1. I remember when I was in college, I befriended a group of fellow Catholic students, whom I thought of as the "Not only am I holier than thou, but thou art going to hell" group. I enjoyed potluck dinners with them, snowball fights on the quad, and movie nights with them.
They went to Mass at a small church near campus almost every day, and
they made me feel as if I was a "bad" Catholic because I only attended church on Sundays and other holy days of obligation. I made it clear to them that I didn't think I would burst into flames just because I didn't want to spend my Saturday nights playing the guitar and singing songs about why God was awesome. As much as I liked them, I grew irritated with their attempts to pressure me to be the kind of Catholics they were.
2. I remember that my friends described me as "independent." I went on my own to watch the movies or concerts that none of them liked. I often went to open mic nights and book signings alone while they hung out in bars, studied at the library, or sat around singing songs about why God was awesome. Whenever I heard about an interesting neighborhood, museum exhibition, or bookstore, I would look up the information and figure out how to get there by myself.
Some of my friends thought it was weird that I was a loner while most of the undergrads didn't even want to be seen eating dinner by themselves, but I enjoyed the freedom of being able to choose exactly where I wanted to go and stay for as long as I wanted.
3. I remember that I often stayed on campus during spring break, while everyone else visited their families or traveled with their friends.

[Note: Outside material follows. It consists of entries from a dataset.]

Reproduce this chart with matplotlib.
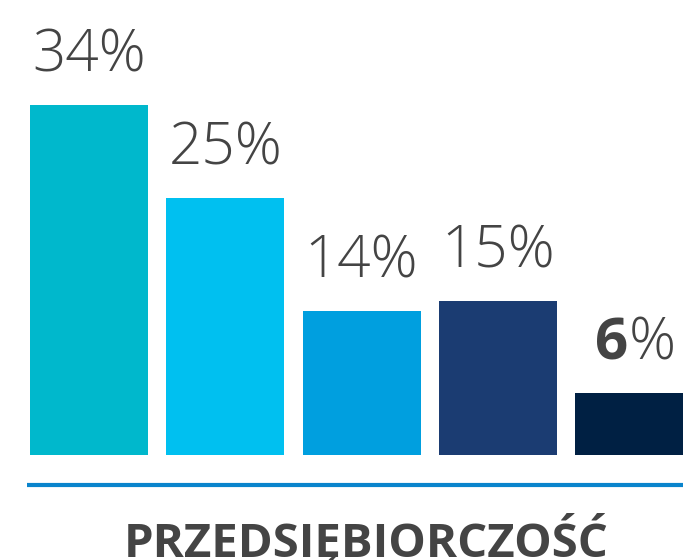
import matplotlib
matplotlib.use("Agg")
import matplotlib.pyplot as plt

values = [34, 25, 14, 15, 6]
labels = ["34%", "25%", "14%", "15%", "6%"]
colors = ["#00B8CC", "#00C0F0", "#009FDF", "#1B3C72", "#002043"]
title = "PRZEDSIĘBIORCZOŚĆ"

fig = plt.figure(figsize=(6.83, 5.60), dpi=100)
ax = fig.add_axes([0, 0, 1, 1])
x = list(range(len(values)))
ax.bar(x, values, width=0.866, color=colors)
ax.set_xlim(-0.653, 4.358)
ax.set_ylim(-10.2, 44.2)
ax.axis("off")

fam = ["Open Sans", "DejaVu Sans"]
for i, (v, lab) in enumerate(zip(values, labels)):
    if i == 4:
        num, pct = lab[:-1], lab[-1]
        ax.annotate(num, (i, v), xytext=(-4, 24), textcoords="offset points",
                    ha="right", va="baseline", fontsize=42, fontweight="bold",
                    color="#444444", family=fam)
        ax.annotate(pct, (i, v), xytext=(-4, 24), textcoords="offset points",
                    ha="left", va="baseline", fontsize=42, fontweight="light",
                    color="#444444", family=fam)
    else:
        ax.annotate(lab, (i, v), xytext=(0, 24), textcoords="offset points",
                    ha="center", va="baseline", fontsize=42, fontweight="light",
                    color="#444444", family=fam)

ax.plot([-0.455, 4.358], [-2.9, -2.9], color="#0A84CC", lw=3, solid_capstyle="butt")

fig.text(366 / 683, 1 - 557 / 560, title, ha="center", va="baseline",
         fontsize=34, fontweight="bold", color="#444444", family=fam)

fig.savefig("out.png", dpi=100)
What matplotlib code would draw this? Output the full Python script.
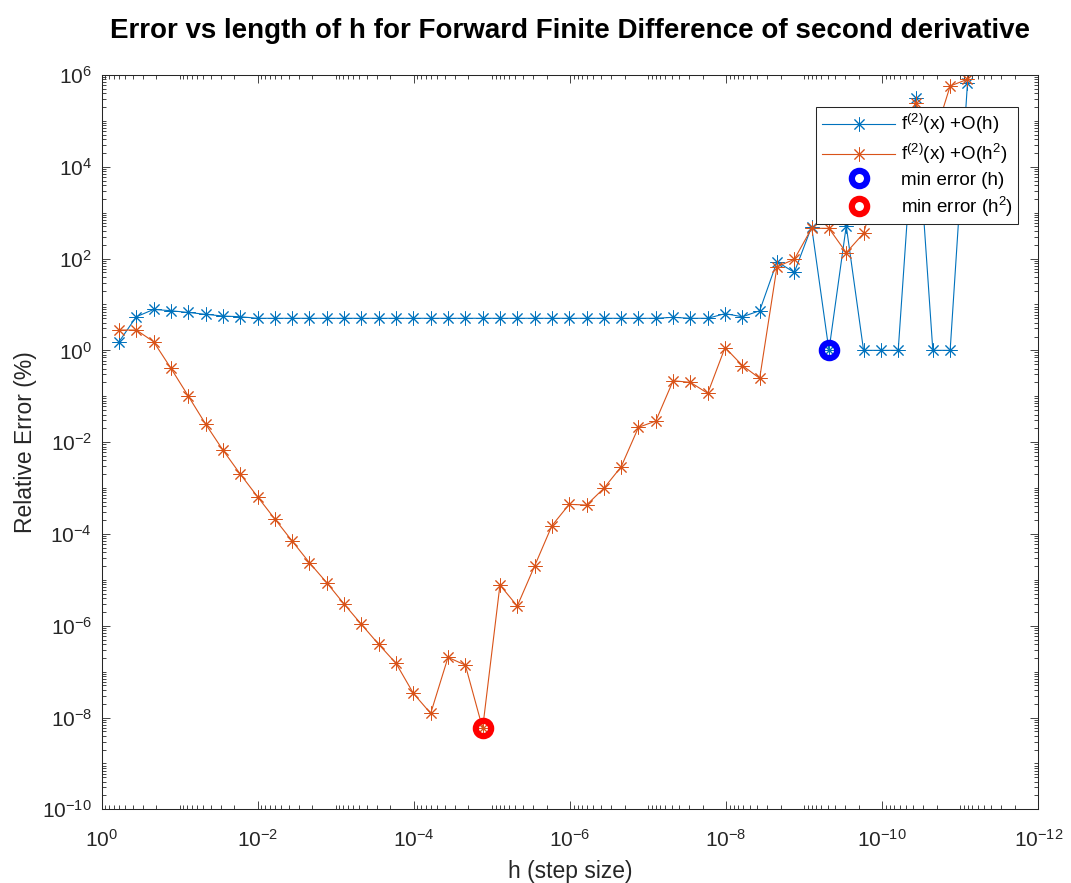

I was studying in my room with the door open one day, and one of the only other people on my floor who was also staying on campus passed by and invited me to join her and her friends on an outing to a restaurant and a park near campus.
I accepted, grateful for the invitation and the company. Her friends were very nice and welcoming to me. All went well until we were sitting in a circle in a quiet corner of the park, when one of the friends pulled out a joint and started passing it around. They offered it to me, or rather, they offered it to my quickly retreating back as I made up an excuse and left early, so as to avoid getting high and also avoid the possibility of getting arrested for getting high.
4. I remember that I had a vague idea that I wanted to teach someday, but I was afraid of public speaking. I got over that fear by becoming a campus tour guide. I'd like to say that I perfected the art of walking backwards while talking to large groups of people, but what usually happened was that I would keep hopping up and down, yelling to make myself heard before I eventually backed up into a trash can or a patch of grass.
5. I remember that I toyed with the idea of becoming a journalist, which is why I wrote for the school paper. I remember that the editors (as well as many other students at college) strongly disliked one of the faculty members at the school, so much so that they encouraged us student reporters to interview all the people who also disliked that faculty member in an attempt to dig up dirt on that person. The editors claimed that this was the type of article that would get published in Rolling Stone. I thought it was the type of article that would get published in Us Weekly, and it disgusted me so much that I stopped writing for the paper.
6. I remember that four years of English classes taught me how to over-analyze books and write papers about them, though none of them taught me what I was supposed to DO after graduation. I did internships in public relations, publishing, and the nonprofit sector, which educated me on the proper ways to make copies, make phone calls, and organize filing cabinets.
7. I remember that I wanted to be like my professors, who taught me how to understand and appreciate fine literature and poetry, which opened up my mind in endless ways. But when I told them that I wanted to be a professor, almost all of them warned me about how difficult it would be and how long it would take. I remember I thought that as long as I was good at teaching and liked it, that would be enough.
After spending the better part of my twenties and thirties working in academia, I finally understand what my professors were talking about.
What about you? What do you remember about your college years?